Like China (which I previously wrote about here), Taiwan offers utility model coverage. Filing a utility model application in Taiwan can potentially speed growth of an international intellectual property portfolio. Taiwanese utility models have lower fees than an invention patent application and there is no upper claim limit (though unity of invention requirements may need to be satisfied). There is no substantive examination of novelty or obviousness. Pendency from filing to allowance is typically less than a year and may be as low as four to six months. Priority to either a U.S. provisional or nonprovisional patent application is possible, but note that Taiwan is not a member of the Patent Cooperation Treaty (PCT) or the Paris Convention.
A utility model also can be filed concurrently with an invention patent application covering the same invention. Filing both a utility model and invention patent application concurrently means the utility model can be used as insurance if prosecution of the invention patent application becomes too expensive or can provide usable coverage before the invention patent application is allowed. The invention patent application and utility model application must be filed by the same party, must be filed on the same day, and the dual filing must be declared at the time of filing. For a corresponding allowed invention patent application to issue, the utility model must lapse. Thus, any utility model will be extinguished to enable the grant of the corresponding invention patent.

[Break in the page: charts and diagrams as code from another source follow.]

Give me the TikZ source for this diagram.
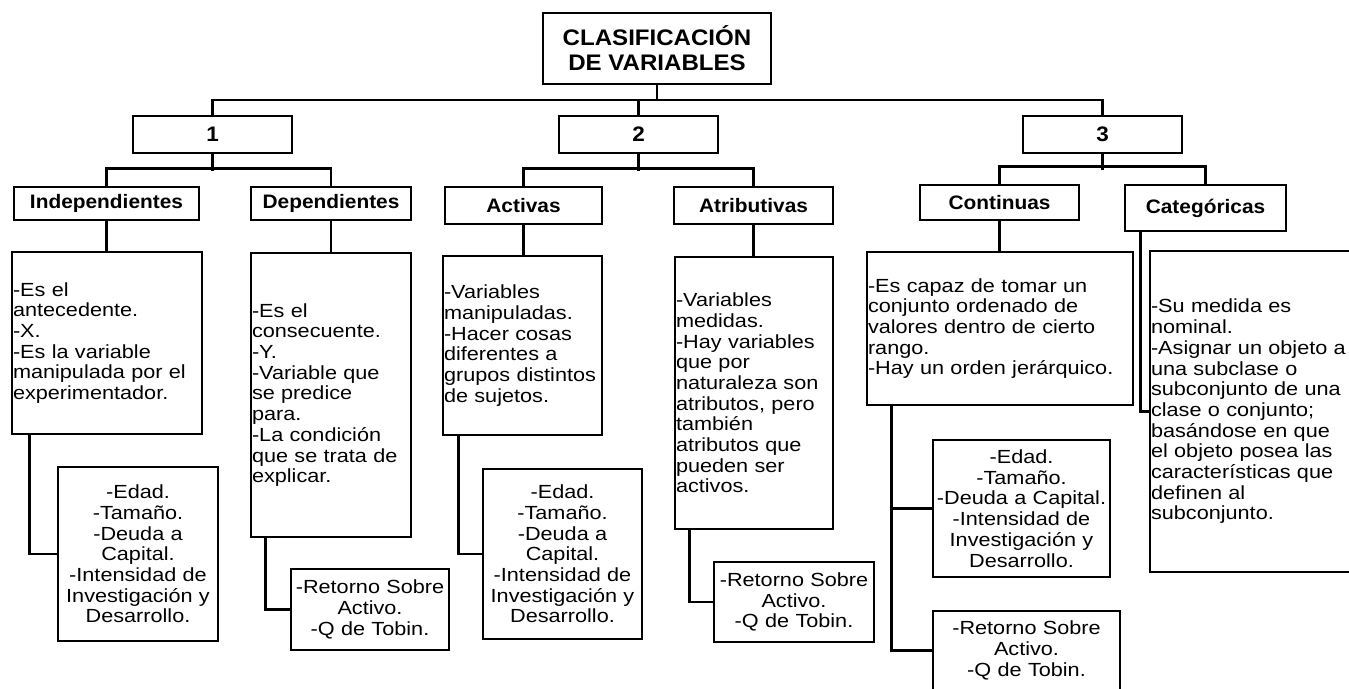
\documentclass[tikz,border=0pt]{standalone}
\usepackage{fontspec}
\setmainfont{Liberation Sans}[UprightFeatures={FakeStretch=1.14}, BoldFeatures={FakeStretch=1.07}]
\usepackage{tikz}

\begin{document}
\begin{tikzpicture}[x=1pt, y=-1pt, every path/.style={line width=2.6pt},
		box/.style={draw, line width=2.8pt, inner sep=0pt},
		head/.style={box, align=center, font=\bfseries\fontsize{19.5}{21}\selectfont},
		num/.style={head, font=\bfseries\fontsize{21}{21}\selectfont},
		desc/.style={box, inner xsep=1pt, align=left, font=\fontsize{19}{20.7}\selectfont},
		list/.style={box, inner xsep=1pt, align=center, font=\fontsize{19}{20.7}\selectfont}]
		\fill[white] (0,0) rectangle (1349,688);
		\useasboundingbox (0,0) rectangle (1349,688);
		
		\node[head, font=\bfseries\fontsize{22.5}{25}\selectfont, minimum width=228pt, minimum height=71pt] (title) at (657, 48.5) {CLASIFICACIÓN\\DE VARIABLES};
		\node[num, minimum width=159pt, minimum height=37pt] (one) at (212.5, 134.5) {1};
		\node[num, minimum width=159pt, minimum height=37pt] (two) at (638.5, 134.5) {2};
		\node[num, minimum width=159pt, minimum height=37pt] (three) at (1102.5, 134.5) {3};
		
		\coordinate (bus) at (0, 100);
		\draw (title.south) -- (title.south |- bus);
		\draw (one.north) -- (one.north |- bus) -| (three.north);
		\draw (two.north) -- (two.north |- bus);
		
		% grupo 1
		\node[head, minimum width=185pt, minimum height=33pt] (indep) at (106.5, 203.5) {Independientes};
		\node[head, minimum width=160pt, minimum height=33pt] (dep) at (331, 203.5) {Dependientes};
		\draw (one.south) -- ++(0, 17);
		\draw (indep.north) -- ++(0, -17) -| (dep.north);
		
		\node[desc, text width=188pt, minimum height=182pt] (indepDef) at (107, 343) {-Es el\\antecedente.\\-X.\\-Es la variable\\manipulada por el\\experimentador.};
		\node[desc, text width=158pt, minimum height=284pt] (depDef) at (331, 395) {-Es el\\consecuente.\\-Y.\\-Variable que\\se predice\\para.\\-La condición\\que se trata de\\explicar.};
		\draw (indep.south) -- (indep.south |- indepDef.north);
		\draw (dep.south) -- (dep.south |- depDef.north);
		
		\node[list, text width=158pt, minimum height=174pt] (indepEj) at (138, 554) {-Edad.\\-Tamaño.\\-Deuda a\\Capital.\\-Intensidad de\\Investigación y\\Desarrollo.};
		\node[list, text width=156pt, minimum height=81pt] (depEj) at (370, 609.5) {-Retorno Sobre\\Activo.\\-Q de Tobin.};
		\draw ([xshift=19pt]indepDef.south west) |- (indepEj.west);
		\draw ([xshift=16pt]depDef.south west) |- (depEj.west);
		
		% grupo 2
		\node[head, minimum width=157pt, minimum height=37pt] (act) at (523.5, 205.5) {Activas};
		\node[head, minimum width=159pt, minimum height=37pt] (atr) at (753.5, 205.5) {Atributivas};
		\draw (two.south) -- ++(0, 17);
		\draw (act.north) -- ++(0, -17) -| (atr.north);
		
		\node[desc, text width=157pt, minimum height=179pt] (actDef) at (522.5, 345.5) {-Variables\\manipuladas.\\-Hacer cosas\\diferentes a\\grupos distintos\\de sujetos.};
		\node[desc, text width=156pt, minimum height=272pt] (atrDef) at (754, 393) {-Variables\\medidas.\\-Hay variables\\que por\\naturaleza son\\atributos, pero\\también\\atributos que\\pueden ser\\activos.};
		\draw (act.south) -- (act.south |- actDef.north);
		\draw (atr.south) -- (atr.south |- atrDef.north);
		
		\node[list, text width=157pt, minimum height=170pt] (actEj) at (562.5, 554) {-Edad.\\-Tamaño.\\-Deuda a\\Capital.\\-Intensidad de\\Investigación y\\Desarrollo.};
		\node[list, text width=158pt, minimum height=80pt] (atrEj) at (794, 602) {-Retorno Sobre\\Activo.\\-Q de Tobin.};
		\draw ([xshift=17pt]actDef.south west) |- (actEj.west);
		\draw ([xshift=16pt]atrDef.south west) |- (atrEj.west);
		
		% grupo 3
		\node[head, minimum width=159pt, minimum height=35pt] (cont) at (999.5, 202.5) {Continuas};
		\node[head, minimum width=161pt, minimum height=46pt] (cat) at (1205.5, 208) {Categóricas};
		\draw (three.south) -- ++(0, 16);
		\draw (cont.north) -- ++(0, -17) -| (cat.north);
		
		\node[desc, text width=264pt, minimum height=153pt] (contDef) at (1000, 328.5) {-Es capaz de tomar un\\conjunto ordenado de\\valores dentro de cierto\\rango.\\-Hay un orden jerárquico.};
		\node[desc, text width=208pt, minimum height=321pt] (catDef) at (1255, 411.5) {-Su medida es\\nominal.\\-Asignar un objeto a\\una subclase o\\subconjunto de una\\clase o conjunto;\\basándose en que\\el objeto posea las\\características que\\definen al\\subconjunto.};
		\draw (cont.south) -- (cont.south |- contDef.north);
		\draw ([xshift=17pt]cat.south west) |- (catDef.west);
		
		\node[list, text width=175pt, minimum height=137pt] (contEjA) at (1021.5, 508.5) {-Edad.\\-Tamaño.\\-Deuda a Capital.\\-Intensidad de\\Investigación y\\Desarrollo.};
		\node[list, text width=185pt, minimum height=79pt] (contEjB) at (1026.5, 650.5) {-Retorno Sobre\\Activo.\\-Q de Tobin.};
		\draw ([xshift=26pt]contDef.south west) |- (contEjA.west);
		\draw ([xshift=26pt]contDef.south west) |- (contEjB.west);
		
	\end{tikzpicture}
\end{document}
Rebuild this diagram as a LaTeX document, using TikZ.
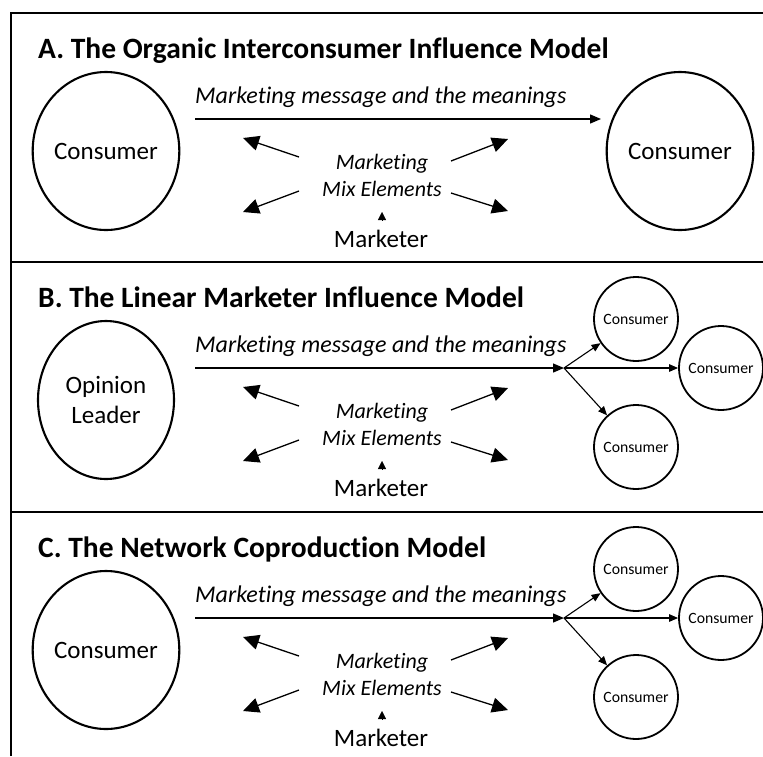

It’s important to also understand the potential drawbacks of Taiwanese utility models.
The first drawback is the scope of potential protection. Only shapes, structures, or assemblies can be protected by a utility model in Taiwan. Functions, methods, or compositions are ineligible.
The second drawback is patent term. A Taiwanese utility model only has a term of 10 years, which is half that of an invention patent. Patent term is sacrificed for speed.
The third drawback is eventual examination. To be asserted or enforced, a Taiwanese utility model must be examined. A technical report is obtained (with added fees if more than 10 claims are present) to assess patentability. For this technical report, novelty and obviousness are evaluated under the same standard as an invention patent application. While examination can be delayed until desired or needed, a utility model is subject to the same examination requirements as an invention patent application. Furthermore, a third party can obtain such a technical report to ascertain a utility model’s patentability.
Taiwanese utility models, when used effectively, can help establish your global intellectual property portfolio in a growing technology market. Allowance can be obtained quickly and cheaply. A larger portfolio can be obtained for the same cost compared to invention patents. Examination can be delayed until you are ready to assert a utility model against another party. Thus, examination costs can be delayed until an infringer appears or a market develops. However, there are some drawbacks to consider. If you are willing to accept these potential drawbacks, Taiwanese utility models can help accelerate your efforts to expand intellectual property protection into a region that is a high-tech player on the global technology scene.